Can you imagine each person on earth serving the needs of others? Neither can I. Yet, by nature, there are some things that are harder for each of us and require a helping hand.
You may argue that in times of crisis people help people and you would be correct. A fire truck is dispatched to a fire. An ambulance attends the fallen. Storms and earthquakes bring out emergency services. But for the everyday task that quietly brings on a momentary crisis for each of us—backs that can no longer carry the burden—where is the collective? Where is the mule that serves the donkey?
We are more easily convinced to give our treasure to an organization that provides the portions of help; we are less likely to give the time or the talent to our neighbor directly. It is far easier for us to allow someone else to find our neighbor in need rather than to face him ourselves—a paradox between compassion emanating from guilt and indifference that forms from our selfish desires.
The cynic among us invents the concept of quid pro quo, the giving of something in exchange for something else. At first glance it appears a noble idea until we extract its truest meaning, i.e., it exists on the basis of what I can get by serving you, rather than what I can give by serving you. Because you may not have anything to give me—that I can get from you— I may not include you in my charity, stretching the word as far as one can. The prevailing attitude in our culture speaks the underlying truth that if I don’t need you, I will remain indifferent towards you. Passing you on the street is as easy as ignoring the trees and bushes that surround it.
The idea of indifference towards your fellow man until opportunity exists only works so far in the commerce of charity. When personal debts rise or your burdens become too cumbersome, you may find yourself with a hand out seeking a lifeline from strangers who serve the same philosophy. The process creates an economy of love and friendship that becomes stagnant, putrid and inoperative. One hand that does not wash the other ultimately creates a figurative stench in our culture that repulses everyone but surprises no one.
In the Bible, Christ tells us a parable of the servant called to settle accounts and pay his debts to the king, but he begs mercy when it is discovered that he cannot pay. The king forgives the debt with great charity but is later forced to revoke his charity when it is found out that the servant threatens his debtors with prison if they do not pay him what is owed. The economy of charity was halted by the black market of greed.
You may say, as have I, that you have personally responded to friends in need. Thank God for the goodness that prevailed, but this formula maybe flawed for two reasons.
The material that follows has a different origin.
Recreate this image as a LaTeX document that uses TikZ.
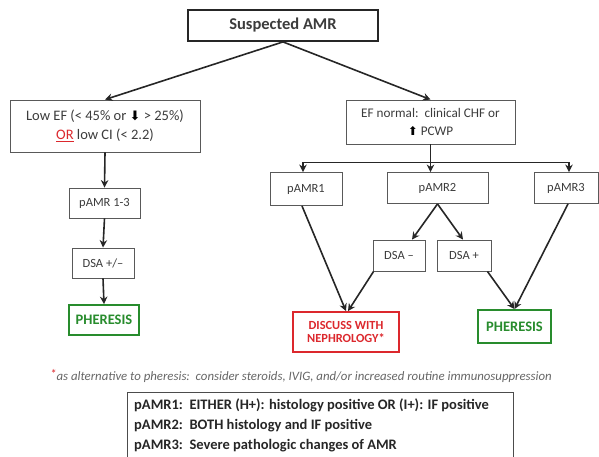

Is it possible that we have formed a habit of reactive charity and added a qualifier that it will only be offered to a friend, perhaps only one that you trust? One that will pay us back, remember the favor when the time is right, or who will bring you status or bragging rights for your charitable hand?
Have we not inserted, unwittingly, a quid pro quo into our charitable decision? If not, the world needs more of you. If so, consider a new formula.
The Lord tells us of another similar parable in which a dishonest overseer loses his position and is about to be punished. He very wisely goes to his debtors and forgives all of their debts so that he is welcomed by many friends when he is released from his chains. Our Lord does not rebuke his cleverness, but rather encourages us to consider the strategy of making many friends along our life’s journey, in a more perfect way by not waiting for need to motivate our charity. In effect, he is suggesting to us that the imperfect is the quid pro quo; the perfect is “to bear one another’s burdens.”
How would the new formula be made manifest? Imaginatively, it would be ‘each person on earth serving the needs of others.’ But we do not live in a perfect world. No, in fact, we have jobs to do, responsibilities, families and plates that are full, and, most often, an unyielding, inflexible time schedule. It is understandable. After all, we are the overlords of our own lives and we must protect our wealth from dishonest servants and harsh winters. Yes, we need to protect our futures, but what of today? Can you spare to shoulder a burden today?
There is a reason why the Lord suggests that we live in the moment and leave the past in the past and he warns us to allow the future to take care of itself: The past reminds us of follies not to be repeated and lessons that turn us into cynics. Retribution wars against forgiveness and charity are replaced by suspicions. The future scares us for the thief that hides around the corner. We hold our purses tighter and treat our fellow man as suspects for the crime that might be committed against us. Nervously, we attempt to forecast the duration of our store of goods and find sharing to be too risky.
Ah…. but if we live in the moment, inside the frame of rising and setting suns, there is a certainty that we can easily last for the day. That is the moment when burdens can be exchanged and when fear does not follow us from the past nor worry us in the future. It is this day—this very moment—when our Lord is calling us home and gives us our last chance to demonstrate our ability to partake in love, to show what we can do with it as worthy servants. Just as the Lord rode into Jerusalem on the back of a donkey anticipating our release from the burden of death, we must present our backs to release others from their burdens. He does not want us to look back to see the results or ahead to the benefits. He wants us to lift our neighbor into the air so that they might pull us into heaven—today.